WHAT YOU HAVE TO DO:
Copy out all lines that hold "chart".

DATASET EXCERPT:
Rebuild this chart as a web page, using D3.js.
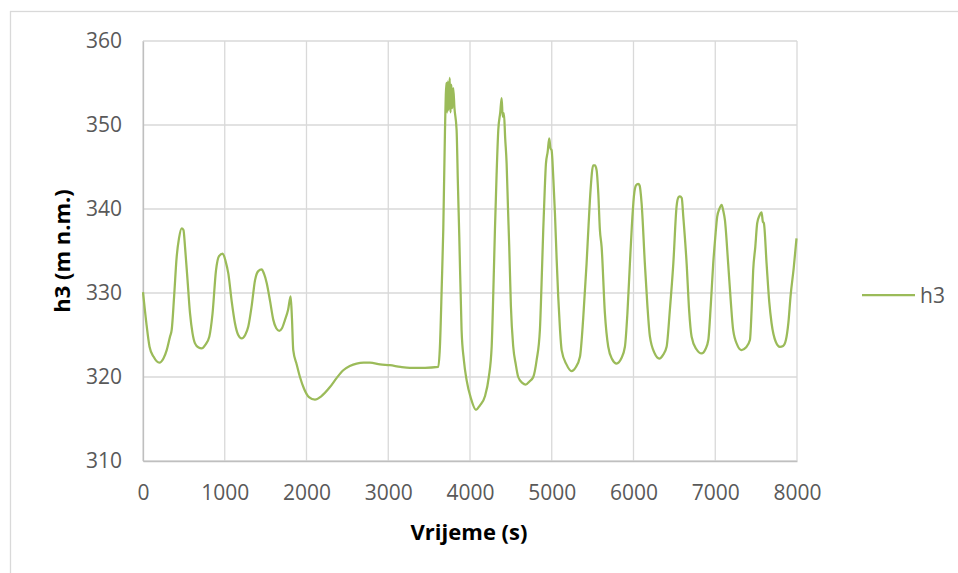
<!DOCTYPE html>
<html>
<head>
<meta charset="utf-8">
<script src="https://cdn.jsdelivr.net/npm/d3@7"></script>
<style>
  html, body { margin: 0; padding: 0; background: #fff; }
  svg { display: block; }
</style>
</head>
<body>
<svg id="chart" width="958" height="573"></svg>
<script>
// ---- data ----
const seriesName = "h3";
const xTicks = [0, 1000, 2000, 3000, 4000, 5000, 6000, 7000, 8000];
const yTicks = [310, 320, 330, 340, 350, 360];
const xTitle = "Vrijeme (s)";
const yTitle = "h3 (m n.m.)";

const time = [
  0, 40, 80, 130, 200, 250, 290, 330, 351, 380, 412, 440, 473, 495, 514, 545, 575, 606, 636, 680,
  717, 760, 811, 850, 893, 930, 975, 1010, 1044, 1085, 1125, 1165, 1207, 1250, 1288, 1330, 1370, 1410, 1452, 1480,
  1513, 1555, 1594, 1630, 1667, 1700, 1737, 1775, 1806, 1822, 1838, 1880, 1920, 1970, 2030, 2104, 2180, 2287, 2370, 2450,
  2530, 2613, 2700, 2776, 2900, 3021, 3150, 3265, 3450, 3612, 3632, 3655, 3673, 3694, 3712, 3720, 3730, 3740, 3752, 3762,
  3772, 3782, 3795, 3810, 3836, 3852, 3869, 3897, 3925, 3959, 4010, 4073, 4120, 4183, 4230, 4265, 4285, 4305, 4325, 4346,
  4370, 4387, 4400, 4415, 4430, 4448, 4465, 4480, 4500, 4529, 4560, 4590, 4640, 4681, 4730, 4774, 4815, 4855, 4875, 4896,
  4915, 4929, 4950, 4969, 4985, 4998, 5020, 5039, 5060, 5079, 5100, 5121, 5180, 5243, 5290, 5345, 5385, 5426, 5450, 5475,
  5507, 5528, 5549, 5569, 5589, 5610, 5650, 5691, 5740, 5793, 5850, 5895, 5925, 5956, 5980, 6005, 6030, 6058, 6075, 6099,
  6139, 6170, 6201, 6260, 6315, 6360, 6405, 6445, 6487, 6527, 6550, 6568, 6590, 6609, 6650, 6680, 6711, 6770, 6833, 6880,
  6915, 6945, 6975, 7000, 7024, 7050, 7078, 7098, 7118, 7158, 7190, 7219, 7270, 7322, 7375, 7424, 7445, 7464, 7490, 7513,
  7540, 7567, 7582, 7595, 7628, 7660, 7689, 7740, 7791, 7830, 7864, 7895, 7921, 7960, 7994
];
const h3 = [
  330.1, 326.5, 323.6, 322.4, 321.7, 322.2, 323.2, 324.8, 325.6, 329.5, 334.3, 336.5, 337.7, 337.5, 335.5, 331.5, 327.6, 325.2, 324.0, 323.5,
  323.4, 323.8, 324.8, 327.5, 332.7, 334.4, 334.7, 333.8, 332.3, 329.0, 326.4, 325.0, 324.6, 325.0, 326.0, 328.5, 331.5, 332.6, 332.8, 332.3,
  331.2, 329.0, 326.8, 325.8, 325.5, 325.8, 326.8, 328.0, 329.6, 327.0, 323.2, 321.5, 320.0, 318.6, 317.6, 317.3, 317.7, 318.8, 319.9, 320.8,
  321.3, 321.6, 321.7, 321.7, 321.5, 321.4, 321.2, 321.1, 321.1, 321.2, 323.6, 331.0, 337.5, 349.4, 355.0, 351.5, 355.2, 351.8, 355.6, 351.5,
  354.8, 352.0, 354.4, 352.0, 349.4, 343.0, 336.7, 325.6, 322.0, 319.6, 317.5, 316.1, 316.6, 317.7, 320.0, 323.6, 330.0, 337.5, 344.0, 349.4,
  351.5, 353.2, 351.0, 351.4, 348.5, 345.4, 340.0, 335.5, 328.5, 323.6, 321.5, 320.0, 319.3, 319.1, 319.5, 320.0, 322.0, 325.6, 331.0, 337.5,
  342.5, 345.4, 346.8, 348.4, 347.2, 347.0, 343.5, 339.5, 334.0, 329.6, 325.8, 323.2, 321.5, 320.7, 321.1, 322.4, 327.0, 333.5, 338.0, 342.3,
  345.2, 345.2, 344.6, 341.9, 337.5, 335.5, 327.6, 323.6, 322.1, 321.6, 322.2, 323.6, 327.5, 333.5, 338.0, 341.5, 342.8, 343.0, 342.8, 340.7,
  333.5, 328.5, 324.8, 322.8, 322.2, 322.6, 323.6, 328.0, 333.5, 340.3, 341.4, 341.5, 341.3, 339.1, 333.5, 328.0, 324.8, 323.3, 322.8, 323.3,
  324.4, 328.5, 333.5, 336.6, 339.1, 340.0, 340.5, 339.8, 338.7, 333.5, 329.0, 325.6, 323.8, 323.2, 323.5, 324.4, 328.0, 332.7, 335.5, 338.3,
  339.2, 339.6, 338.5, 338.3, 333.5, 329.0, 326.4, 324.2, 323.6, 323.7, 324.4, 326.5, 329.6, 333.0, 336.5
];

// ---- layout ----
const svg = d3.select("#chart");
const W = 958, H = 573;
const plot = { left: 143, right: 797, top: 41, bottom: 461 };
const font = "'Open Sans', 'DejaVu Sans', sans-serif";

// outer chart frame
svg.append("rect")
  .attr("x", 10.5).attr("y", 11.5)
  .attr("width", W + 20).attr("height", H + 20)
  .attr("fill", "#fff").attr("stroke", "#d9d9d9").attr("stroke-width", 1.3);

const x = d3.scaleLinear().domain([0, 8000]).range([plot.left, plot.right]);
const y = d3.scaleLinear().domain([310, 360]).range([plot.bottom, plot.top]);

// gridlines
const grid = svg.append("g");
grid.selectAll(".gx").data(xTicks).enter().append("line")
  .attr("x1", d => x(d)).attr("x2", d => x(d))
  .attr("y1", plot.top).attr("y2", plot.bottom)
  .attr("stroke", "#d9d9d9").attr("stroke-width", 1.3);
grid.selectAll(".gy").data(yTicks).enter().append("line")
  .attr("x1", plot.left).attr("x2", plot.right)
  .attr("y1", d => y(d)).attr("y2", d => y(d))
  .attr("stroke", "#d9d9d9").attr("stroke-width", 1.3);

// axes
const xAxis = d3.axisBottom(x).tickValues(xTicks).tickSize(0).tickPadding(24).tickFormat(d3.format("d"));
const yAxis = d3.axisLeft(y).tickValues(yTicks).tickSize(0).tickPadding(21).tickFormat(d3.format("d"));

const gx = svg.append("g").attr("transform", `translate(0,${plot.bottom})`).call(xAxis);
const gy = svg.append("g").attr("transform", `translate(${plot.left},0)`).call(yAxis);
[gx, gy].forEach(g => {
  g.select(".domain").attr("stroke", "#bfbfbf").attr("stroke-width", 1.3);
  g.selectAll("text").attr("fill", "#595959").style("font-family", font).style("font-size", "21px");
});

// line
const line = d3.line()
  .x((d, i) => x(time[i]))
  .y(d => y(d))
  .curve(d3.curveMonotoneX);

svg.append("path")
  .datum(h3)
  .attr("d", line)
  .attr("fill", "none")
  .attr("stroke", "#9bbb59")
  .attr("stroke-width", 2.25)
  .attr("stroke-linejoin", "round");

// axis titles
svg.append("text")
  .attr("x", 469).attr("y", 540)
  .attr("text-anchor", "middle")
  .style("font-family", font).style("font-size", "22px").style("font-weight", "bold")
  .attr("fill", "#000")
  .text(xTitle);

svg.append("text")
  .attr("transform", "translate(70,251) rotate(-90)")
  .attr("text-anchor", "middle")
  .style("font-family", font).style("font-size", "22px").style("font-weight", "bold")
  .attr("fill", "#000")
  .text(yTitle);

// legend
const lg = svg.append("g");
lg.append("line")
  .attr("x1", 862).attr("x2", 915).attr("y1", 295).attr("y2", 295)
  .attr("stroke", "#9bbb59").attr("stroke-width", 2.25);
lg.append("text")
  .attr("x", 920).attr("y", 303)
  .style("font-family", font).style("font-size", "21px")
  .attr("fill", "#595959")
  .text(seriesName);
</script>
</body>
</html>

RESPONSE FOR THIS EXERCISE:
Rebuild this chart as a web page, using D3.js.
<svg id="chart" width="958" height="573"></svg>
const svg = d3.select("#chart");
// outer chart frame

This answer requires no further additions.